6. Maintenance and Follow-ups
As data gets placed inside the IT infrastructure, data audits can be executed at the desired intervals within the migration cycles (to examine if the project is on track and is operating as per the plan). Data quality devices can be constantly used to sustain data in a perpetual high-quality form so that future needs can be fulfilled smoothly and seamlessly.
Regular maintenance follow-up schedules with acceptable downtimes must be created beforehand to continually assess any risks. Checklists must include vendor contract reviews, IT system health checks, equipment audits, decommissioning and disposal of equipment, and implementing newer controls.
Besides, server and storage maintenance, workload restructuring, and performance-led reviews are essential as well. However, due to exhaustive checks in early stages as well as throughout the migration, maintenance activities can be productive and streamlined.

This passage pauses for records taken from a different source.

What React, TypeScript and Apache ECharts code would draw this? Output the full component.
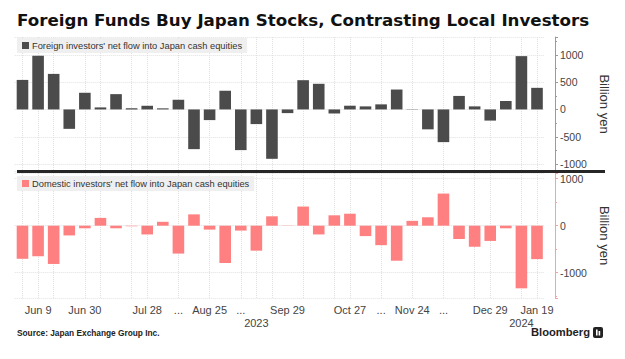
import React, { useEffect, useRef } from "react";
import * as echarts from "echarts";

const weeks = [
  "Jun 2", "Jun 9", "Jun 16", "Jun 23", "Jun 30", "Jul 7", "Jul 14", "Jul 21", "Jul 28",
  "Aug 4", "Aug 11", "Aug 18", "Aug 25", "Sep 1", "Sep 8", "Sep 15", "Sep 22", "Sep 29",
  "Oct 6", "Oct 13", "Oct 20", "Oct 27", "Nov 3", "Nov 10", "Nov 17", "Nov 24",
  "Dec 1", "Dec 8", "Dec 15", "Dec 22", "Dec 29", "Jan 5", "Jan 12", "Jan 19",
];

const foreignFlow = [
  540, 980, 650, -355, 305, 37, 280, 20, 67, 20, 177, -726, -195, 342, -744, -268, -903,
  -67, 535, 469, -74, 68, 56, 93, 364, 5, -364, -598, 247, 56, -204, 154, 975, 395,
];

const domesticFlow = [
  -704, -649, -814, -207, -55, 166, -55, -10, -186, 83, -593, 241, -83, -794, -104, -531,
  200, 5, 407, -186, 221, 255, -221, -414, -745, 103, 179, 683, -283, -448, -324, -55,
  -1332, -711,
];

const xTickLabels = [
  "", "Jun 9", "", "", "Jun 30", "", "", "", "Jul 28", "", "...", "", "Aug 25", "", "...",
  "\n2023", "", "Sep 29", "", "", "", "Oct 27", "", "...", "", "Nov 24", "", "...", "", "",
  "Dec 29", "", "\n2024", "Jan 19",
];

const vGridIdx = [0, 1, 2, 4, 5, 7, 8, 10, 12, 14, 15, 16, 18, 20, 21, 23, 25, 27, 29, 30, 32, 33];

const foreignName = "Foreign investors' net flow into Japan cash equities";
const domesticName = "Domestic investors' net flow into Japan cash equities";

export default function App() {
  const ref = useRef<HTMLDivElement>(null);
  useEffect(() => {
    const chart = echarts.init(ref.current!, null, { renderer: "svg" });
    const font = "'Liberation Sans', Arial, sans-serif";
    const titleFont = "'DejaVu Sans', Verdana, sans-serif";
    const gridLeft = 14.7;
    const gridW = 530.1;
    const legendBase = {
      left: 17,
      icon: "rect",
      itemWidth: 7,
      itemHeight: 7,
      itemGap: 4,
      padding: [3, 5, 3, 5],
      backgroundColor: "rgba(238,238,238,0.95)",
      selectedMode: false,
      textStyle: { fontFamily: font, fontSize: 9.3, color: "#333", padding: [0, 0, 0, -2] },
    };
    const xBase = (gi: number) => ({
      type: "category",
      gridIndex: gi,
      data: weeks,
      boundaryGap: true,
      axisLine: { show: false },
      axisTick: { show: false },
      splitLine: {
        show: true,
        alignWithLabel: true,
        interval: (i: number) => vGridIdx.includes(i),
        lineStyle: { color: "#e0e0e0", type: "dotted", width: 1 },
      },
    });
    const yBase = (gi: number, axisColor: string) => ({
      type: "value",
      gridIndex: gi,
      position: "right",
      offset: 10.2,
      name: "Billion yen",
      nameLocation: "middle",
      nameRotate: -90,
      nameGap: 42.5,
      nameTextStyle: { fontFamily: font, fontSize: 13, color: "#333" },
      axisLine: { show: true, lineStyle: { color: axisColor, width: 1 } },
      axisTick: { show: true, length: 3, lineStyle: { color: axisColor } },
      minorTick: { show: true, splitNumber: 2, length: 2, lineStyle: { color: axisColor } },
      axisLabel: {
        fontFamily: font,
        fontSize: 10.5,
        color: "#444",
        margin: 5,
        showMinLabel: false,
        showMaxLabel: false,
        formatter: (v: number) => String(v),
      },
      splitLine: { show: true, lineStyle: { color: "#e0e0e0", type: "dotted" } },
    });
    chart.setOption({
      animation: false,
      textStyle: { fontFamily: font },
      grid: [
        { left: gridLeft, width: gridW, top: 37, height: 134 },
        { left: gridLeft, width: gridW, top: 173, height: 125 },
      ],
      legend: [
        { ...legendBase, data: [foreignName], top: 38 },
        { ...legendBase, data: [domesticName], top: 176 },
      ],
      xAxis: [
        { ...xBase(0), axisLabel: { show: false } },
        {
          ...xBase(1),
          axisLabel: {
            show: true,
            interval: 0,
            formatter: (_v: string, i: number) => xTickLabels[i],
            fontFamily: font,
            fontSize: 11,
            color: "#444",
            lineHeight: 13,
            margin: 5,
          },
        },
      ],
      yAxis: [
        { ...yBase(0, "#9a9a9a"), min: -1126, max: 1325, splitNumber: 5 },
        { ...yBase(1, "#f4a3a3"), min: -1538, max: 1121, splitNumber: 2 },
      ],
      series: [
        {
          name: foreignName,
          type: "bar",
          xAxisIndex: 0,
          yAxisIndex: 0,
          data: foreignFlow,
          barWidth: 11.6,
          itemStyle: { color: "#4b4b4b" },
        },
        {
          name: domesticName,
          type: "bar",
          xAxisIndex: 1,
          yAxisIndex: 1,
          data: domesticFlow,
          barWidth: 11.6,
          itemStyle: { color: "#ff8080" },
        },
      ],
      graphic: [
        {
          type: "text",
          left: 17,
          top: 11,
          style: {
            text: "Foreign Funds Buy Japan Stocks, Contrasting Local Investors",
            fontFamily: titleFont,
            fontWeight: "bold",
            fontSize: 16.7,
            fill: "#111",
          },
        },
        {
          type: "line",
          shape: { x1: 17, y1: 171.5, x2: 605, y2: 171.5 },
          style: { stroke: "#262626", lineWidth: 3 },
          z: 10,
        },
        {
          type: "text",
          left: 17,
          top: 329,
          style: {
            text: "Source: Japan Exchange Group Inc.",
            fontFamily: font,
            fontWeight: "bold",
            fontSize: 8.3,
            fill: "#222",
          },
        },
        {
          type: "text",
          right: 35,
          top: 326,
          style: {
            text: "Bloomberg",
            fontFamily: font,
            fontWeight: "bold",
            fontSize: 11.2,
            fill: "#222",
          },
        },
        {
          type: "rect",
          shape: { x: 593, y: 327, width: 10, height: 11, r: 2 },
          style: { fill: "#222" },
        },
        {
          type: "rect",
          shape: { x: 596, y: 329.5, width: 1.6, height: 6 },
          style: { fill: "#fff" },
        },
        {
          type: "rect",
          shape: { x: 598.6, y: 331, width: 1.6, height: 4.5 },
          style: { fill: "#fff" },
        },
      ],
    });
    return () => chart.dispose();
  }, []);
  return (
    <div
      ref={ref}
      style={{ position: "fixed", left: 0, top: 0, width: 625, height: 359, background: "#fff" }}
    />
  );
}
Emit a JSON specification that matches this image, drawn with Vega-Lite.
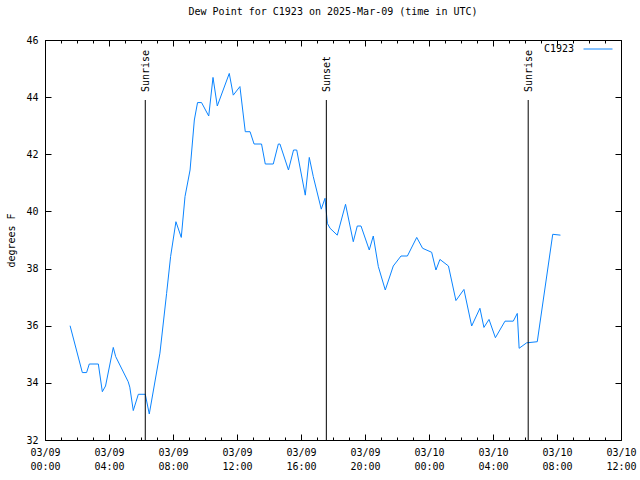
{
  "$schema": "https://vega.github.io/schema/vega-lite/v6.json",
  "width": 576,
  "height": 400,
  "autosize": {"type": "none"},
  "padding": {"left": 45, "top": 40, "right": 19, "bottom": 40},
  "background": "white",
  "title": {"text": "Dew Point for C1923 on 2025-Mar-09 (time in UTC)", "font": "DejaVu Sans Mono", "fontSize": 10, "fontWeight": "normal", "color": "black", "anchor": "middle", "offset": 17},
  "config": {
    "view": {"stroke": "black", "strokeWidth": 1},
    "axis": {"grid": false, "domain": false, "labelFont": "DejaVu Sans Mono", "labelFontSize": 10, "labelColor": "black", "tickColor": "black", "tickWidth": 1, "titleFont": "DejaVu Sans Mono", "titleFontSize": 10, "titleFontWeight": "normal", "titleColor": "black", "labelFlush": false, "labelOverlap": false}
  },
  "datasets": {
    "dew": [
      {"t": "2025-03-09T01:34:00Z", "v": 36.0, "station": "C1923"},
      {"t": "2025-03-09T02:20:00Z", "v": 34.36, "station": "C1923"},
      {"t": "2025-03-09T02:36:00Z", "v": 34.36, "station": "C1923"},
      {"t": "2025-03-09T02:46:00Z", "v": 34.66, "station": "C1923"},
      {"t": "2025-03-09T03:20:00Z", "v": 34.66, "station": "C1923"},
      {"t": "2025-03-09T03:35:00Z", "v": 33.69, "station": "C1923"},
      {"t": "2025-03-09T03:47:00Z", "v": 33.89, "station": "C1923"},
      {"t": "2025-03-09T04:16:00Z", "v": 35.24, "station": "C1923"},
      {"t": "2025-03-09T04:25:00Z", "v": 34.92, "station": "C1923"},
      {"t": "2025-03-09T05:12:00Z", "v": 34.04, "station": "C1923"},
      {"t": "2025-03-09T05:18:00Z", "v": 33.85, "station": "C1923"},
      {"t": "2025-03-09T05:31:00Z", "v": 33.03, "station": "C1923"},
      {"t": "2025-03-09T05:50:00Z", "v": 33.6, "station": "C1923"},
      {"t": "2025-03-09T06:16:00Z", "v": 33.6, "station": "C1923"},
      {"t": "2025-03-09T06:31:00Z", "v": 32.91, "station": "C1923"},
      {"t": "2025-03-09T07:11:00Z", "v": 35.04, "station": "C1923"},
      {"t": "2025-03-09T07:36:00Z", "v": 37.13, "station": "C1923"},
      {"t": "2025-03-09T07:51:00Z", "v": 38.42, "station": "C1923"},
      {"t": "2025-03-09T08:11:00Z", "v": 39.64, "station": "C1923"},
      {"t": "2025-03-09T08:31:00Z", "v": 39.09, "station": "C1923"},
      {"t": "2025-03-09T08:45:00Z", "v": 40.52, "station": "C1923"},
      {"t": "2025-03-09T09:04:00Z", "v": 41.45, "station": "C1923"},
      {"t": "2025-03-09T09:20:00Z", "v": 43.2, "station": "C1923"},
      {"t": "2025-03-09T09:32:00Z", "v": 43.81, "station": "C1923"},
      {"t": "2025-03-09T09:47:00Z", "v": 43.81, "station": "C1923"},
      {"t": "2025-03-09T10:14:00Z", "v": 43.34, "station": "C1923"},
      {"t": "2025-03-09T10:30:00Z", "v": 44.69, "station": "C1923"},
      {"t": "2025-03-09T10:46:00Z", "v": 43.69, "station": "C1923"},
      {"t": "2025-03-09T11:31:00Z", "v": 44.83, "station": "C1923"},
      {"t": "2025-03-09T11:46:00Z", "v": 44.07, "station": "C1923"},
      {"t": "2025-03-09T12:11:00Z", "v": 44.37, "station": "C1923"},
      {"t": "2025-03-09T12:31:00Z", "v": 42.79, "station": "C1923"},
      {"t": "2025-03-09T12:49:00Z", "v": 42.79, "station": "C1923"},
      {"t": "2025-03-09T13:04:00Z", "v": 42.36, "station": "C1923"},
      {"t": "2025-03-09T13:32:00Z", "v": 42.36, "station": "C1923"},
      {"t": "2025-03-09T13:46:00Z", "v": 41.66, "station": "C1923"},
      {"t": "2025-03-09T14:16:00Z", "v": 41.66, "station": "C1923"},
      {"t": "2025-03-09T14:35:00Z", "v": 42.36, "station": "C1923"},
      {"t": "2025-03-09T14:41:00Z", "v": 42.36, "station": "C1923"},
      {"t": "2025-03-09T15:13:00Z", "v": 41.45, "station": "C1923"},
      {"t": "2025-03-09T15:32:00Z", "v": 42.15, "station": "C1923"},
      {"t": "2025-03-09T15:44:00Z", "v": 42.15, "station": "C1923"},
      {"t": "2025-03-09T16:16:00Z", "v": 40.57, "station": "C1923"},
      {"t": "2025-03-09T16:31:00Z", "v": 41.89, "station": "C1923"},
      {"t": "2025-03-09T16:46:00Z", "v": 41.22, "station": "C1923"},
      {"t": "2025-03-09T17:16:00Z", "v": 40.08, "station": "C1923"},
      {"t": "2025-03-09T17:30:00Z", "v": 40.46, "station": "C1923"},
      {"t": "2025-03-09T17:39:00Z", "v": 39.58, "station": "C1923"},
      {"t": "2025-03-09T17:49:00Z", "v": 39.41, "station": "C1923"},
      {"t": "2025-03-09T18:16:00Z", "v": 39.17, "station": "C1923"},
      {"t": "2025-03-09T18:47:00Z", "v": 40.25, "station": "C1923"},
      {"t": "2025-03-09T19:16:00Z", "v": 38.94, "station": "C1923"},
      {"t": "2025-03-09T19:31:00Z", "v": 39.49, "station": "C1923"},
      {"t": "2025-03-09T19:45:00Z", "v": 39.49, "station": "C1923"},
      {"t": "2025-03-09T20:16:00Z", "v": 38.65, "station": "C1923"},
      {"t": "2025-03-09T20:31:00Z", "v": 39.14, "station": "C1923"},
      {"t": "2025-03-09T20:50:00Z", "v": 38.07, "station": "C1923"},
      {"t": "2025-03-09T21:16:00Z", "v": 37.25, "station": "C1923"},
      {"t": "2025-03-09T21:46:00Z", "v": 38.09, "station": "C1923"},
      {"t": "2025-03-09T22:15:00Z", "v": 38.44, "station": "C1923"},
      {"t": "2025-03-09T22:39:00Z", "v": 38.44, "station": "C1923"},
      {"t": "2025-03-09T23:14:00Z", "v": 39.09, "station": "C1923"},
      {"t": "2025-03-09T23:36:00Z", "v": 38.71, "station": "C1923"},
      {"t": "2025-03-10T00:10:00Z", "v": 38.57, "station": "C1923"},
      {"t": "2025-03-10T00:26:00Z", "v": 37.95, "station": "C1923"},
      {"t": "2025-03-10T00:41:00Z", "v": 38.32, "station": "C1923"},
      {"t": "2025-03-10T01:13:00Z", "v": 38.09, "station": "C1923"},
      {"t": "2025-03-10T01:41:00Z", "v": 36.88, "station": "C1923"},
      {"t": "2025-03-10T02:11:00Z", "v": 37.27, "station": "C1923"},
      {"t": "2025-03-10T02:40:00Z", "v": 35.99, "station": "C1923"},
      {"t": "2025-03-10T03:11:00Z", "v": 36.61, "station": "C1923"},
      {"t": "2025-03-10T03:26:00Z", "v": 35.94, "station": "C1923"},
      {"t": "2025-03-10T03:45:00Z", "v": 36.22, "station": "C1923"},
      {"t": "2025-03-10T04:09:00Z", "v": 35.58, "station": "C1923"},
      {"t": "2025-03-10T04:45:00Z", "v": 36.16, "station": "C1923"},
      {"t": "2025-03-10T05:16:00Z", "v": 36.16, "station": "C1923"},
      {"t": "2025-03-10T05:31:00Z", "v": 36.43, "station": "C1923"},
      {"t": "2025-03-10T05:38:00Z", "v": 35.21, "station": "C1923"},
      {"t": "2025-03-10T06:06:00Z", "v": 35.4, "station": "C1923"},
      {"t": "2025-03-10T06:46:00Z", "v": 35.44, "station": "C1923"},
      {"t": "2025-03-10T07:44:00Z", "v": 39.2, "station": "C1923"},
      {"t": "2025-03-10T08:13:00Z", "v": 39.17, "station": "C1923"}
    ],
    "sun": [
      {"t": "2025-03-09T06:16:00Z", "label": "Sunrise"},
      {"t": "2025-03-09T17:35:00Z", "label": "Sunset"},
      {"t": "2025-03-10T06:12:00Z", "label": "Sunrise"}
    ]
  },
  "layer": [
    {
      "data": {"name": "dew"},
      "mark": {"type": "line", "strokeWidth": 1},
      "encoding": {
        "x": {"field": "t", "type": "temporal",
          "scale": {"type": "utc", "domain": [1741478400000, 1741608000000], "nice": false},
          "axis": {"orient": "bottom", "title": null, "tickSize": -6, "labelPadding": 13,
            "values": [1741478400000, 1741492800000, 1741507200000, 1741521600000, 1741536000000, 1741550400000, 1741564800000, 1741579200000, 1741593600000, 1741608000000],
            "labelExpr": "[utcFormat(datum.value, '%m/%d'), utcFormat(datum.value, '%H:%M')]", "labelLineHeight": 14}},
        "y": {"field": "v", "type": "quantitative",
          "scale": {"domain": [32, 46], "nice": false, "zero": false},
          "axis": {"orient": "left", "title": "degrees F", "tickSize": -6, "values": [32, 34, 36, 38, 40, 42, 44, 46], "labelPadding": 13, "titlePadding": 9}},
        "color": {"field": "station", "type": "nominal",
          "scale": {"range": ["#0a84ff"]},
          "legend": {"orient": "none", "legendX": 538, "legendY": -6, "title": null, "symbolType": "stroke", "symbolSize": 841, "symbolStrokeWidth": 1, "labelAlign": "right", "labelOffset": -39, "labelFont": "DejaVu Sans Mono", "labelFontSize": 10, "labelColor": "black", "padding": 0}}
      }
    },
    {
      "data": {"name": "sun"},
      "mark": {"type": "rule", "color": "black", "strokeWidth": 1},
      "encoding": {
        "x": {"field": "t", "type": "temporal",
          "axis": {"orient": "top", "title": null, "labels": false, "tickSize": -6,
            "values": [1741478400000, 1741492800000, 1741507200000, 1741521600000, 1741536000000, 1741550400000, 1741564800000, 1741579200000, 1741593600000, 1741608000000]}},
        "y": {"datum": 32, "type": "quantitative",
          "axis": {"orient": "right", "title": null, "labels": false, "tickSize": -6, "values": [32, 34, 36, 38, 40, 42, 44, 46]}},
        "y2": {"datum": 43.9}
      }
    },
    {
      "data": {"name": "sun"},
      "mark": {"type": "text", "angle": 270, "align": "left", "baseline": "middle", "dy": 1, "font": "DejaVu Sans Mono", "fontSize": 10, "color": "black"},
      "encoding": {
        "x": {"field": "t", "type": "temporal",
          "axis": {"orient": "bottom", "title": null, "labels": false, "tickSize": -3,
            "values": [1741478400000, 1741482000000, 1741485600000, 1741489200000, 1741492800000, 1741496400000, 1741500000000, 1741503600000, 1741507200000, 1741510800000, 1741514400000, 1741518000000, 1741521600000, 1741525200000, 1741528800000, 1741532400000, 1741536000000, 1741539600000, 1741543200000, 1741546800000, 1741550400000, 1741554000000, 1741557600000, 1741561200000, 1741564800000, 1741568400000, 1741572000000, 1741575600000, 1741579200000, 1741582800000, 1741586400000, 1741590000000, 1741593600000, 1741597200000, 1741600800000, 1741604400000, 1741608000000]}},
        "y": {"datum": 44.18, "type": "quantitative", "axis": null},
        "text": {"field": "label"}
      }
    },
    {
      "data": {"name": "sun"},
      "mark": {"type": "point", "opacity": 0},
      "encoding": {
        "x": {"field": "t", "type": "temporal",
          "axis": {"orient": "top", "title": null, "labels": false, "tickSize": -3,
            "values": [1741478400000, 1741482000000, 1741485600000, 1741489200000, 1741492800000, 1741496400000, 1741500000000, 1741503600000, 1741507200000, 1741510800000, 1741514400000, 1741518000000, 1741521600000, 1741525200000, 1741528800000, 1741532400000, 1741536000000, 1741539600000, 1741543200000, 1741546800000, 1741550400000, 1741554000000, 1741557600000, 1741561200000, 1741564800000, 1741568400000, 1741572000000, 1741575600000, 1741579200000, 1741582800000, 1741586400000, 1741590000000, 1741593600000, 1741597200000, 1741600800000, 1741604400000, 1741608000000]}}
      }
    }
  ],
  "resolve": {"axis": {"x": "independent", "y": "independent"}}
}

7. Data Migration and Beyond
Data migration development is an iterative process that entails architecting the solution design, modeling data, mapping the data movement, transforming data, solution development, testing, and finally, deployment.
Once deployment takes place, data reaches actual end-users, the duty to administer the data is passed down to the IT, most likely to the database administrators or field IT professionals. As old and new platforms function together, data synchronization becomes important too, implying that both ETL and SQL technologies fit the needs.
Next comes monitoring, wherein data’s success, gaps (if any), and scalability are identified and assessed further. Lastly, the legacy platforms are gradually phased out, but not before the operational capability of the new platform is thoroughly verified and authorized.
8. Use Case
Pimcore Helped a leading, global IT products distributor in North America to consolidate and manage vast amounts of product data
The organization’s existing product information (PI) system was incapable of handling their dynamic product data structure and integrating data from multiple sources had turned highly inefficient for them. Their legacy PI system took a long time to reflect the changes made by users. High dependency was on data providers to display information in web portal, as they had no standardized data model. And due to lack of a consistent and dynamic data model, the consolidation of product data from different data providers had become difficult.
Pimcore consolidated their data from multiple sources to create a single view of products using Pimcore PIM and DAM. Automated taxonomy for 1500 product categories was created, resulting in a dynamic data model to handle 60k attributes (having close to 1.7 million drop down values).
Pimcore transformed the product data from all sources into a standardized data model while consolidating the data efficiently. Pimcore provided business users to set data consolidation rules through a priority rule engine.
As a result, data was consolidated successfully and was made available from all providers as well as vendors in their B2B web portal. All product and digital assets could be managed in one place. They now also have the flexibility to manage images and rich media in any required format.